1. How would you prepare the data for finding the churn information?
2. Which algorithms would you use?
3. How many models would you create?
4. How can you allow the Finance Department to see the source cases that the data mining model used for training?
5. How can you use SSAS data mining in Excel 2007 to find the suspicious rows?

Answers



1. Preparing the data for customer churn is not an easy task. The problem is that you typically do not have a simple Churn attribute in your source data. You should find out from the Sales Department how it wants to define churn. For example, you could create a new attribute that shows whether a customer has purchased anything from Adventure Works in the past six months and then use this as a predictable attribute. Do not forget to randomly split the existing data into training sets and test sets.


2. You can use Decision Trees, Naïve Bayes, Neural Network, Clustering, Logistic Regression, and Linear Regression algorithms for predictions.

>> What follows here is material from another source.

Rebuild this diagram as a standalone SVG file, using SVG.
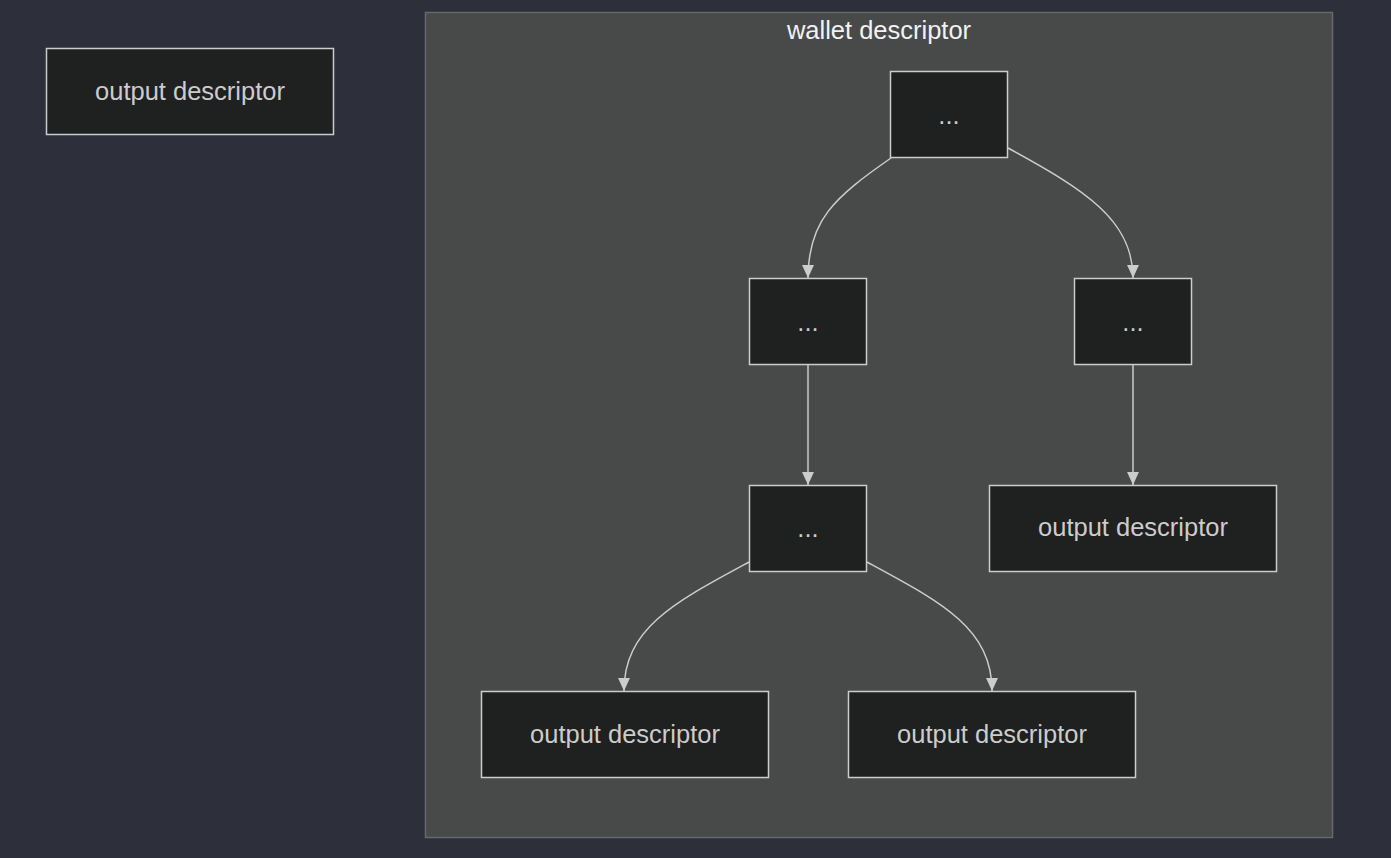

3. In a real-life project, you should create multiple mining models by using different algorithms and different parameters of the algorithms. Alternatively, you could try to define the attribute that measures the churn differently and apply the models on the new predictable variable. Last, you could use different input attributes for different models. You could have a single mining structure and ignore some attributes in some models. You would then deploy the model with the best performance into the production environment.


4. To allow the Finance Department to see the source cases that the data mining model used for training, you have to enable drillthrough on your mining model. To do this, first give the Drill Through permission to the SSAS database role that includes the Finance Department users. In addition, you should give this role the Read Access permission and the Read Definition permission for the data source. Last, the Finance Department users must have permissions that allow access to the source data. For example, if the source is in a SQL Server table, the users need Select permission on that table.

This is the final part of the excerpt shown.